** Begin **

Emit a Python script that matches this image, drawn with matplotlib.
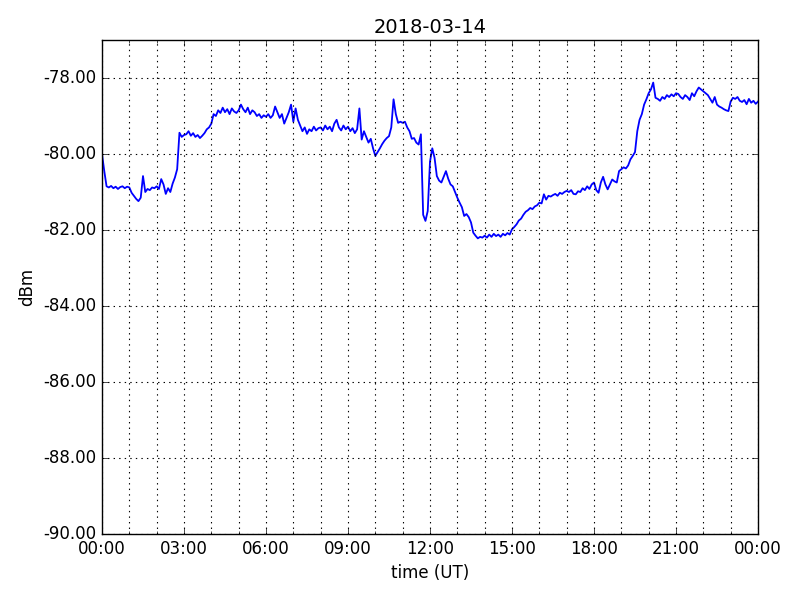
import matplotlib
matplotlib.use("Agg")
import matplotlib.pyplot as plt
import matplotlib.dates as mdates
from matplotlib.ticker import FormatStrFormatter, MultipleLocator
import pandas as pd

plt.style.use("classic")

title = "2018-03-14"
x_label = "time (UT)"
y_label = "dBm"
start_time = "2018-03-14 00:00"
end_time = "2018-03-15 00:00"
sample_step = "5min"

# signal level (dBm), one row per hour, 5-minute samples
h00 = [-80.00, -80.45, -80.85, -80.88, -80.84, -80.90, -80.86, -80.92, -80.87, -80.85, -80.90, -80.86]
h01 = [-80.88, -81.02, -81.10, -81.18, -81.24, -81.15, -80.58, -81.00, -80.92, -80.95, -80.88, -80.90]
h02 = [-80.85, -80.92, -80.66, -80.80, -81.05, -80.90, -81.00, -80.78, -80.62, -80.40, -79.44, -79.55]
h03 = [-79.50, -79.48, -79.40, -79.52, -79.45, -79.55, -79.50, -79.58, -79.52, -79.45, -79.35, -79.30]
h04 = [-79.20, -78.95, -79.00, -78.85, -78.92, -78.78, -78.90, -78.82, -78.95, -78.80, -78.88, -78.92]
h05 = [-78.85, -78.70, -78.82, -78.90, -78.78, -78.95, -78.85, -78.90, -79.00, -78.95, -79.05, -78.98]
h06 = [-79.02, -78.95, -79.05, -78.98, -78.75, -78.90, -79.05, -78.95, -79.20, -79.05, -78.90, -78.70]
h07 = [-79.15, -78.80, -79.10, -79.25, -79.40, -79.30, -79.47, -79.35, -79.40, -79.28, -79.38, -79.32]
h08 = [-79.30, -79.38, -79.25, -79.35, -79.28, -79.40, -79.20, -79.10, -79.30, -79.38, -79.25, -79.35]
h09 = [-79.28, -79.40, -79.32, -79.45, -79.35, -78.80, -79.62, -79.40, -79.55, -79.70, -79.60, -79.85]
h10 = [-80.05, -79.95, -79.85, -79.74, -79.65, -79.58, -79.53, -79.30, -78.56, -78.95, -79.18, -79.15]
h11 = [-79.18, -79.15, -79.30, -79.40, -79.60, -79.58, -79.70, -79.75, -79.48, -81.60, -81.76, -81.50]
h12 = [-80.20, -79.85, -80.10, -80.58, -80.70, -80.75, -80.60, -80.45, -80.65, -80.80, -80.85, -81.00]
h13 = [-81.15, -81.28, -81.40, -81.63, -81.58, -81.66, -81.80, -82.07, -82.15, -82.22, -82.18, -82.20]
h14 = [-82.15, -82.20, -82.12, -82.18, -82.10, -82.16, -82.12, -82.18, -82.10, -82.14, -82.08, -82.12]
h15 = [-81.98, -81.92, -81.85, -81.75, -81.70, -81.60, -81.52, -81.48, -81.42, -81.45, -81.38, -81.35]
h16 = [-81.28, -81.30, -81.06, -81.20, -81.10, -81.12, -81.08, -81.05, -81.10, -81.02, -81.05, -81.00]
h17 = [-80.97, -81.00, -80.95, -81.05, -81.06, -80.98, -81.00, -80.90, -80.95, -80.85, -80.92, -80.80]
h18 = [-80.75, -80.95, -81.02, -80.75, -80.60, -80.80, -80.93, -80.80, -80.67, -80.72, -80.75, -80.45]
h19 = [-80.40, -80.35, -80.38, -80.30, -80.14, -80.05, -79.95, -79.40, -79.10, -78.95, -78.70, -78.56]
h20 = [-78.40, -78.30, -78.12, -78.52, -78.55, -78.60, -78.50, -78.55, -78.45, -78.50, -78.43, -78.48]
h21 = [-78.40, -78.42, -78.50, -78.55, -78.45, -78.50, -78.58, -78.40, -78.48, -78.35, -78.25, -78.30]
h22 = [-78.35, -78.40, -78.45, -78.55, -78.65, -78.50, -78.70, -78.75, -78.78, -78.82, -78.85, -78.87]
h23 = [-78.62, -78.52, -78.55, -78.50, -78.60, -78.63, -78.58, -78.69, -78.55, -78.65, -78.60, -78.68]
h24 = [-78.62]

values = (h00 + h01 + h02 + h03 + h04 + h05 + h06 + h07 + h08 + h09 + h10 + h11 +
          h12 + h13 + h14 + h15 + h16 + h17 + h18 + h19 + h20 + h21 + h22 + h23 + h24)
times = pd.date_range(start_time, end_time, freq=sample_step)

y_min, y_max = -90.0, -77.0

fig = plt.figure(figsize=(8, 6), dpi=100)
ax = fig.add_axes([0.1275, 0.11, 0.82, 0.8233])
ax.plot(times, values, color="b", linewidth=1.3)

ax.set_xlim(pd.Timestamp(start_time), pd.Timestamp(end_time))
ax.set_ylim(y_min, y_max)
ax.xaxis.set_major_locator(mdates.HourLocator(byhour=range(0, 24, 3)))
ax.xaxis.set_minor_locator(mdates.HourLocator())
ax.xaxis.set_major_formatter(mdates.DateFormatter("%H:%M"))
ax.yaxis.set_major_locator(MultipleLocator(2))
ax.yaxis.set_major_formatter(FormatStrFormatter("%.2f"))

ax.grid(True, which="major", color="k", linestyle=":", linewidth=0.8)
ax.grid(True, which="minor", axis="x", color="k", linestyle=":", linewidth=0.8)

ax.set_title(title, fontsize=14)
ax.set_xlabel(x_label, fontsize=12)
ax.set_ylabel(y_label, fontsize=12)
ax.tick_params(labelsize=12)

fig.savefig("out.png", dpi=100)
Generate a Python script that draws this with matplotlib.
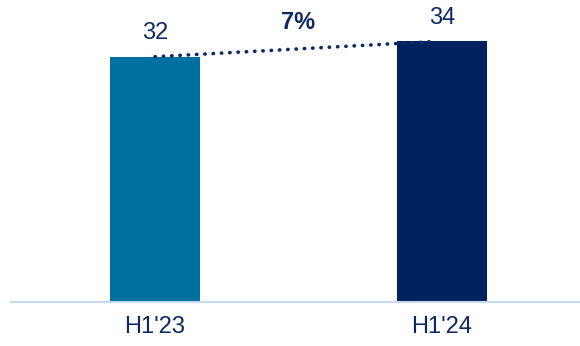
import matplotlib
matplotlib.use('Agg')
import matplotlib.pyplot as plt

periods = ["H1'23", "H1'24"]
values = [32, 34]
growth_label = "7%"

bar_colors = ['#0070a0', '#00235f']
text_color = '#0e2a64'

plt.rcParams['font.family'] = ['Liberation Sans', 'DejaVu Sans']

fig = plt.figure(figsize=(5.8, 3.46), dpi=100)
ax = fig.add_axes([11 / 580, 44 / 346, 569 / 580, 302 / 346])

x = list(range(len(periods)))
ax.bar(x, values, width=0.314, color=bar_colors, zorder=2)

# value labels
for xi, v in zip(x, values):
    ax.text(xi, v + 1.6, str(v), ha='center', va='bottom',
            fontsize=17, color=text_color)

# dotted growth line between bar tops
ax.plot([x[0], x[1] - 0.02], [values[0], values[1]], color=text_color,
        linewidth=2.6, linestyle=(0, (0.1, 2.2)), dash_capstyle='round',
        zorder=3)
ax.text((x[0] + x[1]) / 2, max(values) + 1.0, growth_label, ha='center',
        va='bottom', fontsize=17, fontweight='bold', color=text_color)

ax.set_xlim(-0.502, 1.481)
ax.set_ylim(0, 39.4)
ax.set_yticks([])
ax.set_xticks(x)
ax.set_xticklabels(periods, fontsize=17, color=text_color)
ax.tick_params(axis='x', length=0, pad=10)
for side in ['top', 'right', 'left']:
    ax.spines[side].set_visible(False)
ax.spines['bottom'].set_color('#c5d9f1')
ax.spines['bottom'].set_linewidth(1.5)

fig.savefig('out.png', dpi=100)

** End **

* [AIM OF THE TASK]:
Wherever the string "Python" appears in the entries above, list that line.

* [COMPLETE OUTPUT]:
Emit a Python script that matches this image, drawn with matplotlib.
Generate a Python script that draws this with matplotlib.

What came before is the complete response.